We only loosened the screws on the output side for both mounting methods.
| Initial four frequencies | Shaking? | Loosen 1st screw | Loosen 2nd screw | |
| In-between method |
9.142, 24.110, 45.972, somewhat smaller than 118.214kHz |
changed to 118.214kHz, unclear why. (Something like 10k or 20kHz change, couldn't cause another change by gentle tapping.) |
118.214 -> 118.240 (+26kHz) |
118.240 -> 118.251 (+11kHz) |
| Original Appert method | 9.14685, 24.107, 46.066, 118.322 |
118.322 -> 118.592, caused by gentle tapping. (+270kHz) |
118.592 -> 118.876 (+284kHz) |
118.876 -> noman's land (>1MHz) |
Shake and it will shift, we need to measure it again in chamber?
It's good to know that the in-between method can somewhat withstand the loosening of the second screw (because the tighter screws still support the face plate). However, it's disappointing to find that the assembly is susceptible to shaking.
In the in-between method, we couldn't record the initial 118MHz dip because it jumped up by 10kHz or so in front of our eyes when we were moving around the table. Not sure what happened but I assumed that it was some kind of shaking. However, I gently tapped the front and side plates and couldn't cause another shift.
In the original Appert method, since we knew something could happen, I tapped the front and side plates and there was a huge jump. See the difference between initial_118.jpg and taptap_118.jpg.
Even though we'll use in-between mounting method, it's plausible that the frequency shifts during transport or when the EOM lands on the ISI surface. I'm thinking we'll have to measure it in situ after everything is tuned in the lab.
What's to come tomorrow.
We'll install RTP and tune. Before doing that, though, I'll discuss inserting indium foil between the crystal and the front plate with Masayuki. Michael suggested that (and even between the crystal and the electrode, though that would be tricky) today, Masayuki and I talked about the possibility briefly last week, it just sounds like a good thing as a buffer to absorb gaps here and there.
Other things.
In the previous alog (88886) in one of the pictures (gap.jpg), there was a time when it looked as if the circuit board was slightly bowed. We took a picture of the electrode today (electrode_contactpoint.jpg) and it looks as if the electrode is more abraded close to the outside edge of the crystal, so maybe the board bowing is real.
Why (change in) the gap might matter.
Gabrilele asked me why a tiny gap matters so I made a quick calculation.
Suppose that we can ignore the edge effect at the edge of the electrode for convenience, we can replace the 4x4x40mm crystal with an infinitely wide and long crystal that is 4mm thick, and replace the capacitance with the capacitance per area.
In the attached, the electrode, the crystal and the face plate are all inifnitely larger in a plane orthogonal to the surface of my log book. Thickness of the crystal is d (4mm).
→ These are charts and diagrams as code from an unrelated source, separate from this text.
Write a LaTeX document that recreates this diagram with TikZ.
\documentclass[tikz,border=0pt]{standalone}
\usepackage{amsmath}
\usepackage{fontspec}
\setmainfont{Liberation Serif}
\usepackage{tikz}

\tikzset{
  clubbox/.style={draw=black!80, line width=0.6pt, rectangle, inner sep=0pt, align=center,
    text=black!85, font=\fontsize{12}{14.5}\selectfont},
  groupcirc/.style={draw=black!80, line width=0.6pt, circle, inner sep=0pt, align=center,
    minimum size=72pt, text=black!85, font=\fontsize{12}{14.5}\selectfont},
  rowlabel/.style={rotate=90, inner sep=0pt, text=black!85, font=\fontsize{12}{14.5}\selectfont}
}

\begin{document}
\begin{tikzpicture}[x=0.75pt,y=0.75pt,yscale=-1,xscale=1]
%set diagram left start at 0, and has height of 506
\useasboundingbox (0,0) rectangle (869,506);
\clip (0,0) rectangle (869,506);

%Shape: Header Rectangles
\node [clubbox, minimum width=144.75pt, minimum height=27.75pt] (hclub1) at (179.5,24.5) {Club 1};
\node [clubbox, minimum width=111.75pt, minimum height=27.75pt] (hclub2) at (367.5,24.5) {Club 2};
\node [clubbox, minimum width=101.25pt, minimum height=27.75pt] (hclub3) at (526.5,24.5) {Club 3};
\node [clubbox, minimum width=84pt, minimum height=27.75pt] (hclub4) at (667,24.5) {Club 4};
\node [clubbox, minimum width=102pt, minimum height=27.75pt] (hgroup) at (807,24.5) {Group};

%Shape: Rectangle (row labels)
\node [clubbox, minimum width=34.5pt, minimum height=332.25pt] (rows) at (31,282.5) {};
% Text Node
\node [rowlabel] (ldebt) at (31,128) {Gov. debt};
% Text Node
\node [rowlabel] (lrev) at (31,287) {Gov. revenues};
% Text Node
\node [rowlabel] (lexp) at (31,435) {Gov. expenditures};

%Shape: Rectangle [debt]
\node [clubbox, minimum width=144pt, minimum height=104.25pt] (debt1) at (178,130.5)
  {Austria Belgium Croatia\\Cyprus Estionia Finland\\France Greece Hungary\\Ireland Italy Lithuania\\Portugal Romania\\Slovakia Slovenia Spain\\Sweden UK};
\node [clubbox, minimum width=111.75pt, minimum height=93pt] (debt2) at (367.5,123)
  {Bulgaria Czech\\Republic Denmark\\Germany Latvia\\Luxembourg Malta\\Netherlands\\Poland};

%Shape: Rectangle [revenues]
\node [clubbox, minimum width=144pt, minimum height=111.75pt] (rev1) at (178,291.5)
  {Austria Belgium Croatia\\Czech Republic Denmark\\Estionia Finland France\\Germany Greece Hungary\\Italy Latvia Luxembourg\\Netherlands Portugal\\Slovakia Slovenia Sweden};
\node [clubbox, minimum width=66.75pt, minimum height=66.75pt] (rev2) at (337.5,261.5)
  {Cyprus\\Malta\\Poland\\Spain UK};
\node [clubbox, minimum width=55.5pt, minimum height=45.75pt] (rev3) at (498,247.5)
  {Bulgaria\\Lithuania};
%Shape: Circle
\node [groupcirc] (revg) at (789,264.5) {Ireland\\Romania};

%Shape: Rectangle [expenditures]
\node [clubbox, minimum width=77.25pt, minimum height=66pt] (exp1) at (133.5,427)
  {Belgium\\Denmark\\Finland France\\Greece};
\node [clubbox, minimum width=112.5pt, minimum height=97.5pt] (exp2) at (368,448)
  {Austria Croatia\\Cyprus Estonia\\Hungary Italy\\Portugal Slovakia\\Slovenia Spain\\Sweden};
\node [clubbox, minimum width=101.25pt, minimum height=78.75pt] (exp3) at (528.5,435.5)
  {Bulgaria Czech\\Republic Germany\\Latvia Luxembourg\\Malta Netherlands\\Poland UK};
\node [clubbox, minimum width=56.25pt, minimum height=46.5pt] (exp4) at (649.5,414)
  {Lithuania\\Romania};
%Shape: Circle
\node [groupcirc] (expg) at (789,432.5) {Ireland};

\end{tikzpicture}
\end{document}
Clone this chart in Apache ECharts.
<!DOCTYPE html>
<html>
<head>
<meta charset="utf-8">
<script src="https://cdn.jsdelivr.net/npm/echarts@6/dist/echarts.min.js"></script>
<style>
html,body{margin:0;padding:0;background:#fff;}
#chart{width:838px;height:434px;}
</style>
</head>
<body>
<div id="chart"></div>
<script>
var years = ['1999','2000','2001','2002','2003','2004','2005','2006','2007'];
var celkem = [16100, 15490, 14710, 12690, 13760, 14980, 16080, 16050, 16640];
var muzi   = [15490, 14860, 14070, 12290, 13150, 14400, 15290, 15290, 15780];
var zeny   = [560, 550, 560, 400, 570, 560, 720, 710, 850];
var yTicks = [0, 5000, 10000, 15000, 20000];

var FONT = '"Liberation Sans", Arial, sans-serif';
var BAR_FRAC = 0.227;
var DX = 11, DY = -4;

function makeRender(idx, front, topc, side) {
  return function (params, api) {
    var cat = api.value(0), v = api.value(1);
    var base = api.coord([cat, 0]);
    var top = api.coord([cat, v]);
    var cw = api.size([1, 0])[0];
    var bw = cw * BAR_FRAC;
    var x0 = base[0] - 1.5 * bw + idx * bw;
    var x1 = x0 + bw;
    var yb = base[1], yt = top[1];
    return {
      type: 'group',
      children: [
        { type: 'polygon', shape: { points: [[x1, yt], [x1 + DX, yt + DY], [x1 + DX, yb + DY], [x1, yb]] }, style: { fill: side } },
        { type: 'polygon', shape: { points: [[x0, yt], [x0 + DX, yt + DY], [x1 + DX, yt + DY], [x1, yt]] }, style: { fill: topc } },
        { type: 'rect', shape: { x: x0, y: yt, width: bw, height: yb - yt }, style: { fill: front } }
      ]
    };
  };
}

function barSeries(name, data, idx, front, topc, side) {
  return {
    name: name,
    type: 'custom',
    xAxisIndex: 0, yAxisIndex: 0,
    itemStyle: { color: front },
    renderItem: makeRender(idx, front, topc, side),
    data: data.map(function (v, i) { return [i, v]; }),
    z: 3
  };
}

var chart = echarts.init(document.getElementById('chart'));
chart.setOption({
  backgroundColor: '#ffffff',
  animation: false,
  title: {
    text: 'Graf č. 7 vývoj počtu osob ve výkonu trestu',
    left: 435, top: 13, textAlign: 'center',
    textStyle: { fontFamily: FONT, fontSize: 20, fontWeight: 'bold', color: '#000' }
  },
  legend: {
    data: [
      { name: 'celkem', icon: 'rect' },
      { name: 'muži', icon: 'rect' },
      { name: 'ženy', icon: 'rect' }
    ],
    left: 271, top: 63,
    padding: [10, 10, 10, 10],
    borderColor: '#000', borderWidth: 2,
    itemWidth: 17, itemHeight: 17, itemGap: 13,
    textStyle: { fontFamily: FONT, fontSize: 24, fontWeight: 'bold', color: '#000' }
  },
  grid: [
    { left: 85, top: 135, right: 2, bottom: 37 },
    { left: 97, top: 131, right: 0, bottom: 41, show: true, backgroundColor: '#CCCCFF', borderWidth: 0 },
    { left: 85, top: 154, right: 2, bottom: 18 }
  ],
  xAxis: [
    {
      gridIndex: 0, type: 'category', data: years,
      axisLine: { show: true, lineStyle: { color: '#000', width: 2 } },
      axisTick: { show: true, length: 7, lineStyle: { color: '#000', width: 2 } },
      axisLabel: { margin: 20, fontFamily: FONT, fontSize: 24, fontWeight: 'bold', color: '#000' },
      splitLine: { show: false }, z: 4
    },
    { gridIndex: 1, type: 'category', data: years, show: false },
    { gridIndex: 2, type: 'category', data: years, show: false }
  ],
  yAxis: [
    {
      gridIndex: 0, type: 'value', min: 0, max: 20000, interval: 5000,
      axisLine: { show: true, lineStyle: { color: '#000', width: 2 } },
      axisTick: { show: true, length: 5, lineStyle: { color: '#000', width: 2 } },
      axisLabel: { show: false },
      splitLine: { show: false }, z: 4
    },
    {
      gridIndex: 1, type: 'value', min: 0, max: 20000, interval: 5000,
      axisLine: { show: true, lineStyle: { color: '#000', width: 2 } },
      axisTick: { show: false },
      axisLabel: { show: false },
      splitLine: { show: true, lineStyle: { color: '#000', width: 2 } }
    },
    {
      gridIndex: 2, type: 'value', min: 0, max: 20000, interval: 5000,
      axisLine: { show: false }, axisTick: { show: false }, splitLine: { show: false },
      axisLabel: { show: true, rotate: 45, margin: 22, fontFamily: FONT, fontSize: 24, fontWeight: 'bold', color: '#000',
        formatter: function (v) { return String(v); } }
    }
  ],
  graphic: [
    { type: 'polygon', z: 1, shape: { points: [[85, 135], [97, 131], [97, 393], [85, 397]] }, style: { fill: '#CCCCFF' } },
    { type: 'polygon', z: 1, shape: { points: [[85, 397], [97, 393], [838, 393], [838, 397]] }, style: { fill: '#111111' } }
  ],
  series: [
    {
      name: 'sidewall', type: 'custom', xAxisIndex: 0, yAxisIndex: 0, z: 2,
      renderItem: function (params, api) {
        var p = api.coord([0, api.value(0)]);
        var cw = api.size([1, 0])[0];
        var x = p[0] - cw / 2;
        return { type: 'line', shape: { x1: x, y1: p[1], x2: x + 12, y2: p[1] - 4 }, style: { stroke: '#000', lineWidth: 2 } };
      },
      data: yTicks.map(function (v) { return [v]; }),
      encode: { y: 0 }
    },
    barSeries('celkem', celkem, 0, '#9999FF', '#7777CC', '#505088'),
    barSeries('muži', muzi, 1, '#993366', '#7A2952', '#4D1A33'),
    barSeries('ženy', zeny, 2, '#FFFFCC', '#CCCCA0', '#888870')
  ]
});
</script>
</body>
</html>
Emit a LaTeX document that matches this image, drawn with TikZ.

There's a gap of delta between the electrode and the crystal, and there's no gap between the crystal and the face plate (but it's not important where exactly the gap is).
Under such a configuration, if you do the math, the capacitance per area is equal to the no-gap capacitance per area multiplied by 1/(1+epsilon*delta/epsilon_0/d) where epsilon and epsilon_0 are the permittivity of the alumina and vacuum, respectively, and the former is 10 times the latter.
In the end, the capacitance with the gap is a factor of
1/(1+10*delta/4mm)
smaller than without the gap.
The capacitance with a 0.1mm gap is 80% of that without the gap, 0.2mm and it's 67%, 0.3mm (12 thou) and it's 57%. If the gap doesn't change, maybe that's OK. If the gap changes it will change the tuning via capacitance change. There are other effects (like coil winding) but the capacitance change via the gap change cannot be ignored/dismissed.